Такие белые некрашеные столы, которые почему-то обязательно пахнут рыбой, часто стоят в ведомственных столовых или больших коммунальных кухнях.
У порога меня встретила высокая прямая старуха в платке. Она сказала, что хозяин дома, и спросила, как доложить. Я назвался. Она оставила меня в сенях, а сама пошла докладывать. Появился хозяин. Он был в домашней курточке и холщовых брюках, такой же аккуратный, подтянутый, как и всегда. Мы прошли в комнату с окнами во двор и уселись за разделочный стол, я объяснил, что мне надо, "А сама вещь?" - спросил он. Я подал ему рукопись. Он слегка полистал ее, заглянул в начало, в конец, чему-то усмехнулся и спросил, что ж мне конкретно требуется. Я объяснил ему: речь идет о трех или четырех страничных рисунках. Но только вот беда-то, никаких иллюстративных материалов у меня нет, и как выглядит, скажем, трактир в елизаветинской Англии и тем более комната для гостей на его чердаке, я объяснить ему не смогу. Он поднял голову и посмотрел на меня. И мне подумалось, что вот он меня сейчас спросит: "А как же тогда пишете?" И что я смогу ответить? Ведь у художника совсем иное понимание достоверности. Оно у него не психологическое, и зримое, трехмерное. Перо и кисть в этом отношении очень различны, и не могу же я художнику с обостренным чувством формы, цвета и меры предложить для иллюстрации что-то вроде драмы в сукнах. В общем, я смутился, но Теляковский, оказывается, справлялся только о сроке. Я ответил, что никакого срока конкретного нету, но тут уж, как говорится, "куй железо, пока горячо". Он помолчал, что-то прикинул и сказал: "Да, времени-то сейчас у меня в обрез. Хорошо! Давайте увидимся дня через три. Я прочту и тогда скажу".
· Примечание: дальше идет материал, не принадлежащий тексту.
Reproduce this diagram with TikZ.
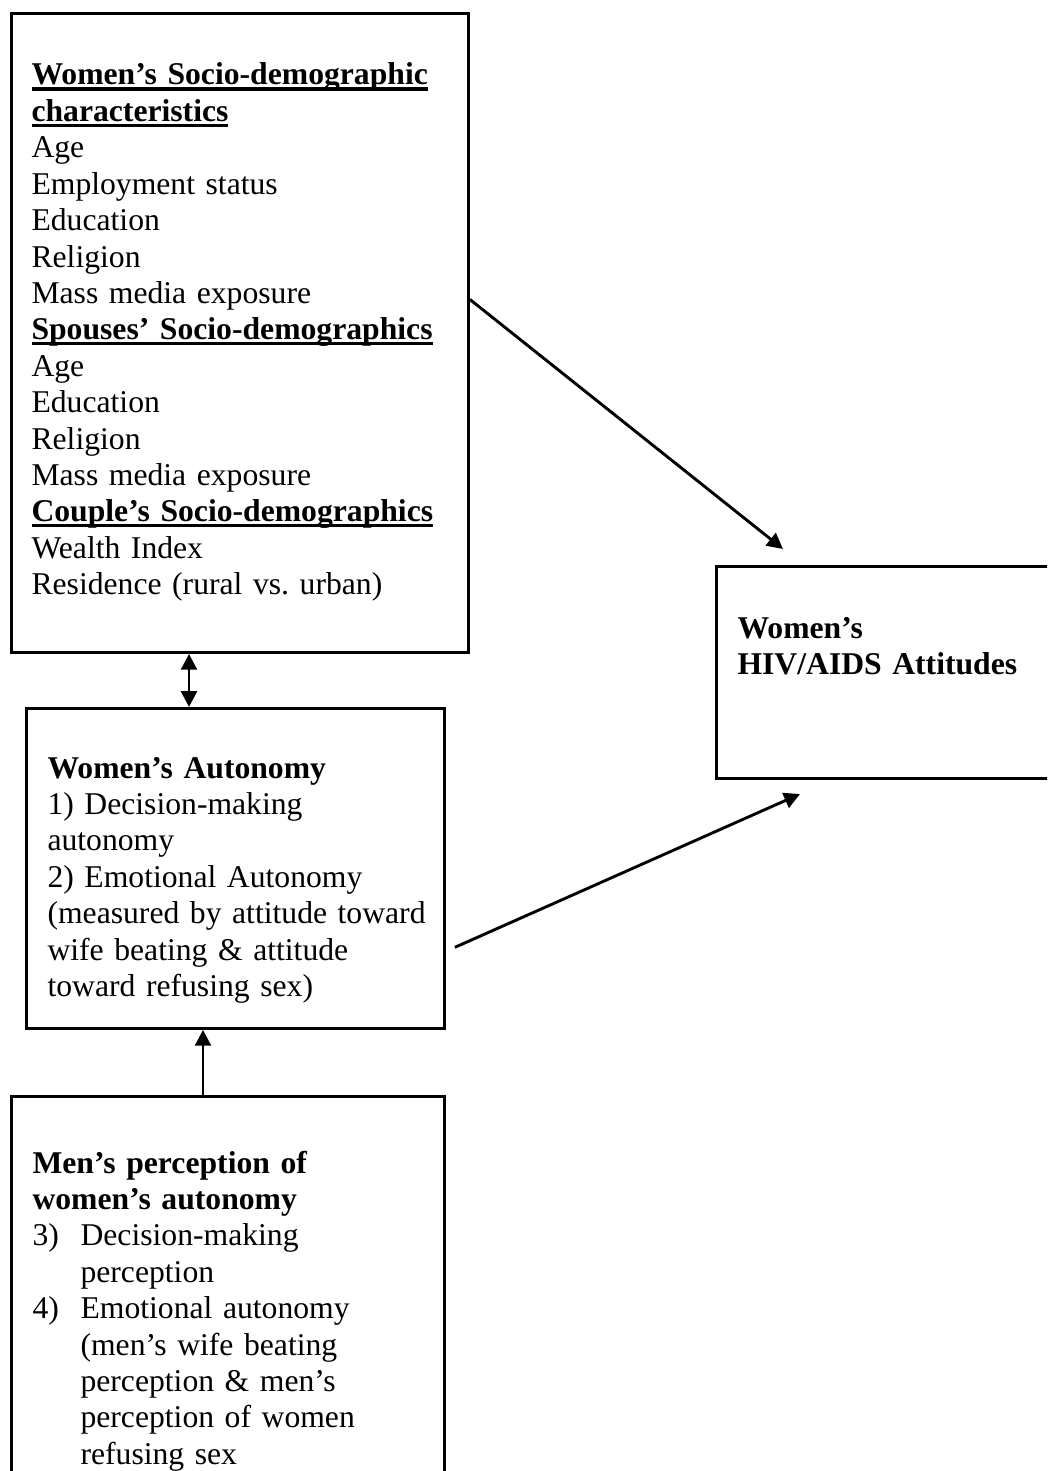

Когда мы выходили, высокая стройная старуха стояла почти на том же самом месте и разговаривала с пацанами. Их было трое: двое завороженно смотрели на старуху, а третий что-то увлеченно строчил в блокноте. Теляковский посмотрел на них и улыбнулся. Он как-то хорошо, очень ласково улыбнулся, так, что словно и сам сделался моложе.
- Это из нашей школы, - сказал он. - Они и вчера приходили. Спрашивают: "Вы в Петербурге, бабушка, родились?" - "В Петербурге, деточки." "В самом-самом Санкт-Петербурге?" - "В самом-самом, деточки." "А Петра Первого помните?" - Он засмеялся: - Ребята ведь страшные максималисты. Ну спросили бы Пушкина, Лермонтова, а то вот - Петра Первого.
- А кто она? - спросил я.
- Моя няня, - меня вынянчила.
Он сказал это очень обыденно, даже суховато, сказал и сразу перешел на что-то другое. Но я, конечно, понял, что для него значили эти слова: "няня... вынянчила..."
"Подруга дней моих суровых, голубка дряхлая моя", - писал Пушкин. И еще даже более напряженно и откровенно: "добрая подружка бедной юности моей".
- У меня няня такая была, - сказал мне однажды Всеволод Владимирович в связи с чем-то другим. - Моя мать скажет ей: "Няня, какая же вы добрая. Сколько всяких бродяжек кормите". Та сразу в обиду: "Ну что вы, барыня! Какая еще там добрая! Разве что я уж совсем без ума, не понимаю, в каком доме живу? Разве это возможно?"
Да, "дом" у директора императорских театров был богат и знатен. Один из самых аристократических салонов столицы. Мне как-то пришлось видеть у Всеволода Владимировича среди семейных фотографий несколько снимков этого дома: кабинет генерала, личные комнаты, гостиная - все в гобеленах, картинах и коврах, в бронзе и старинной мебели. Так что в какой мир попала эта няня, я представлял. Понимаю и то, каково ей было быть доброй к убогоньким, живя именно в этом доме. Представлял я и жизненный путь самого Всеволода Владимировича - длинный, извилистый, торжественный. И вот уже ничего от прежнего мира у него не осталось - ни Парижа, где они жили оба, он и няня, он учился, а она сидела дома и ждала его, - ни дома его, ни отца, ни матери, ни друзей, ни учителей.